Gleiches gilt auch für die Kundinnen und Kunden?

Müller: Was wir merken: Die Menschen sind, was die energieeffiziente Ausgestaltung ihrer Immobilie betrifft, aktuell sehr verunsichert. Eine gute und erfolgreiche Beratung setzt genau dort an: Sie schafft Klarheit, steigert die Aufmerksamkeit für eine mögliche Wertbeständigkeit der Immobilie und motiviert, das Geld sehr individuell und auf jeden Fall solide zu investieren. Natürlich sind auch die Kundinnen und Kunden gefragt, sich aktiver als vielleicht bisher mit ihrem Immobilienwunsch auseinanderzusetzen. Es gilt, sich Zeit zu nehmen, zu wissen, was eine Energieeffizienzklasse ist, und welche Einsparpotenziale durch das Investment möglich sind.

Welche drei Punkte sind Ihnen persönlich für die Zukunft besonders wichtig?

Müller: Erstens: Wir als Bank sollten die ESG-Herausforderung an- und ernstnehmen Das heißt: Wir wollen bei allen Zukunftsplanungen die ESG-Kriterien aus den Bereichen Umwelt (Environmental), Soziales (Social) und verantwortungsvolle Unternehmensführung (Governance) berücksichtigen. Daran arbeiten wir aktuell sehr intensiv. Zweitens: Ich hoffe sehr, dass wir unser Ziel hinsichtlich Senkung des CO2-Ausstoßes ganz konkret in unserem Bestandsportfolio erreichen. Dabei spielt es eine wesentlich Rolle, den CO2-Ausstoß unseres Portfolios nach neuesten Erkenntnissen zu berechnen und basierend auf dieser Grundlage konkrete Ziele zu definieren. Schließlich wollen wir bis zum Jahr 2050 die schwarze 0 kg/CO2 m2 erreichen. Wir wissen, das ist ambitioniert, aber wir sehen auch gute Wege, das Ziel gemeinsam mit unseren Stakeholdern und Zielgruppen zu erreichen.
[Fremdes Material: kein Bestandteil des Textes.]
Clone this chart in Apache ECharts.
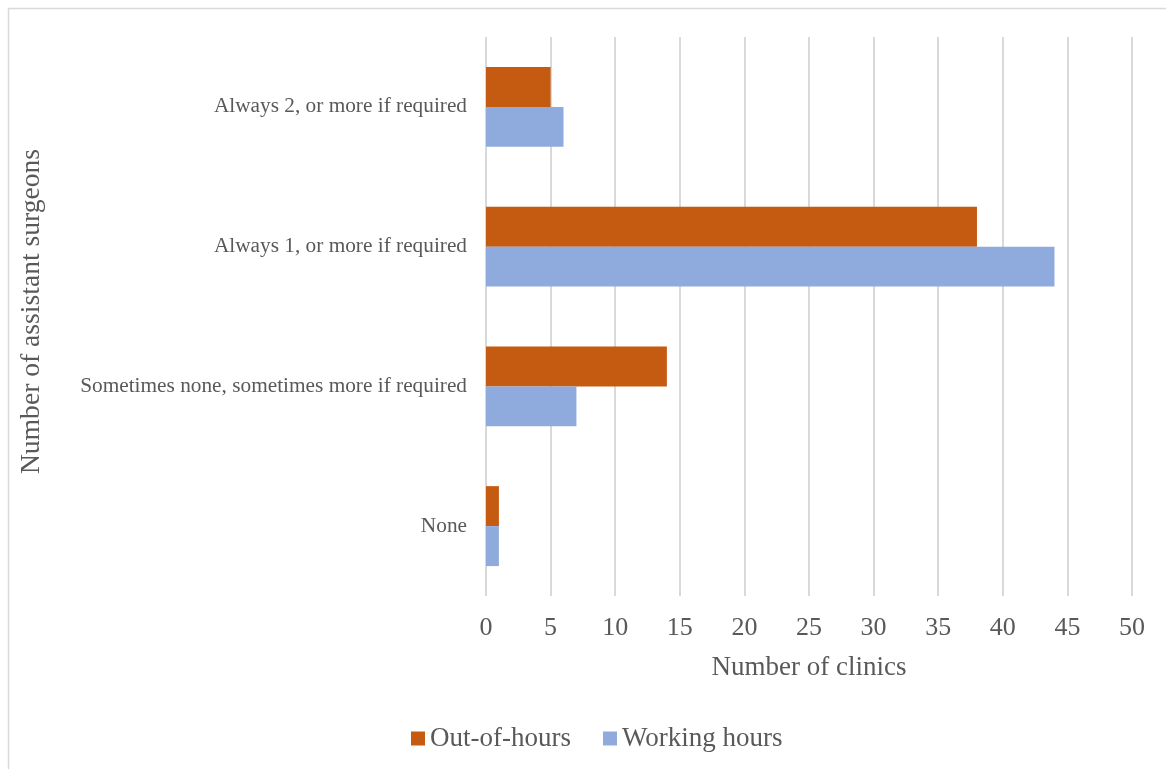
<!DOCTYPE html>
<html><head><meta charset="utf-8">
<script src="https://cdn.jsdelivr.net/npm/echarts@6/dist/echarts.min.js"></script>
<style>html,body{margin:0;padding:0;background:#fff}#c{width:1166px;height:769px}</style>
</head><body><div id="c"></div>
<script>
const categories = ['None', 'Sometimes none, sometimes more if required', 'Always 1, or more if required', 'Always 2, or more if required'];
const outOfHours = [1, 14, 38, 5];
const workingHours = [1, 7, 44, 6];
const seriesNames = ['Out-of-hours', 'Working hours'];

const font = '"Liberation Serif", "Times New Roman", serif';
const txt = '#595959';
const chart = echarts.init(document.getElementById('c'), null, {renderer: 'canvas'});
chart.setOption({
  animation: false,
  backgroundColor: '#fff',
  graphic: [{type: 'rect', shape: {x: 8.5, y: 8.5, width: 1180, height: 800}, style: {fill: 'none', stroke: '#d9d9d9', lineWidth: 1.5}, silent: true}],
  grid: {left: 486, right: 34, top: 37, bottom: 173},
  legend: {
    bottom: 12, left: 406, itemWidth: 14, itemHeight: 14, itemGap: 32, icon: 'rect',
    textStyle: {fontFamily: font, fontSize: 27, color: txt},
    data: seriesNames
  },
  xAxis: {
    type: 'value', min: 0, max: 50, interval: 5,
    name: 'Number of clinics', nameLocation: 'middle', nameGap: 58,
    nameTextStyle: {fontFamily: font, fontSize: 27, color: txt},
    axisLine: {show: false}, axisTick: {show: false},
    axisLabel: {fontFamily: font, fontSize: 26, color: txt, margin: 19},
    splitLine: {lineStyle: {color: '#d9d9d9', width: 2}}
  },
  yAxis: {
    type: 'category', data: categories,
    name: 'Number of assistant surgeons', nameLocation: 'middle', nameGap: 440,
    nameTextStyle: {fontFamily: font, fontSize: 27.6, color: txt, padding: [0, 0, 0, 10]},
    axisLine: {show: false}, axisTick: {show: false},
    axisLabel: {fontFamily: font, fontSize: 21.3, color: txt, margin: 19}
  },
  series: [
    {name: seriesNames[0], type: 'bar', data: outOfHours, barGap: '0%', barCategoryGap: '42.8%', itemStyle: {color: '#C55A11'}},
    {name: seriesNames[1], type: 'bar', data: workingHours, barGap: '0%', barCategoryGap: '42.8%', itemStyle: {color: '#8FAADC'}}
  ]
});
</script></body></html>
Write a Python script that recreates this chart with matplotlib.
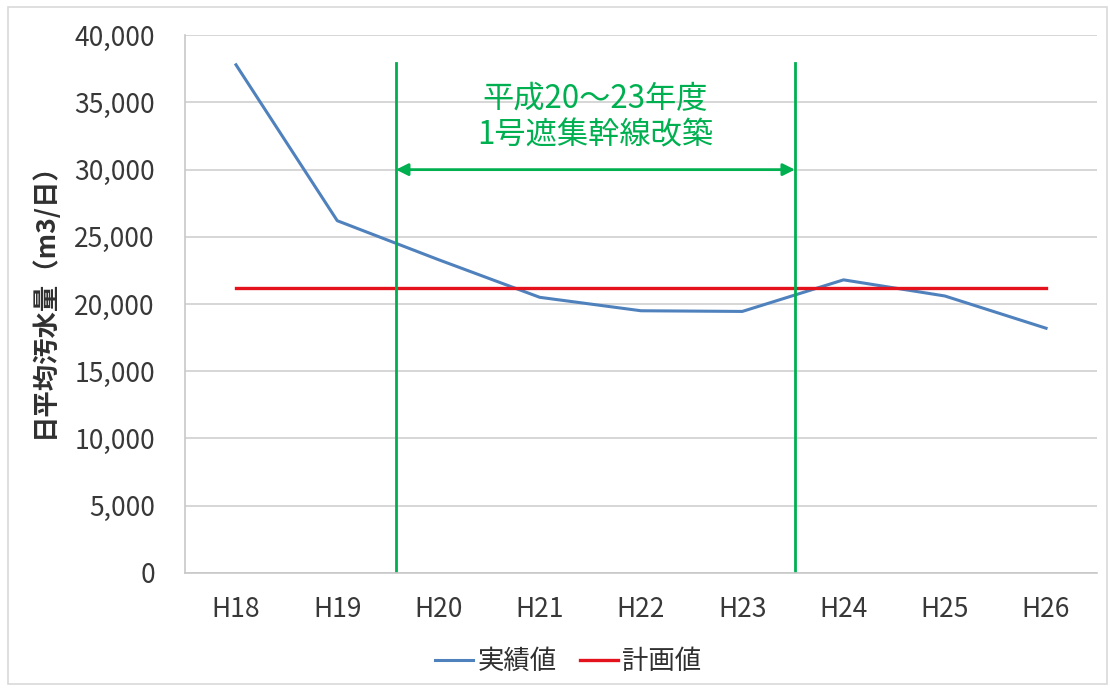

Und drittens: Ich sehe unseren Vertrieb künftig verstärkt als Coach für unsere Vermittlerinnen und Vermittler sowie für unsere Kundinnen und Kunden. Das Thema Klimaneutralität ist so wichtig, dass auch wir unsere Rolle hinterfragen und uns weg vom reinen Kreditgeber hin zu einem Finanzierer mit Energieeffizienz-Coaching in der Beratung bewegen. Am Ende ziehen wir alle am gleichen Strang. Je besser jeder einzelne seinen Beitrag zum Klimaschutz leistet, desto positiver fällt das Ergebnis für uns alle aus.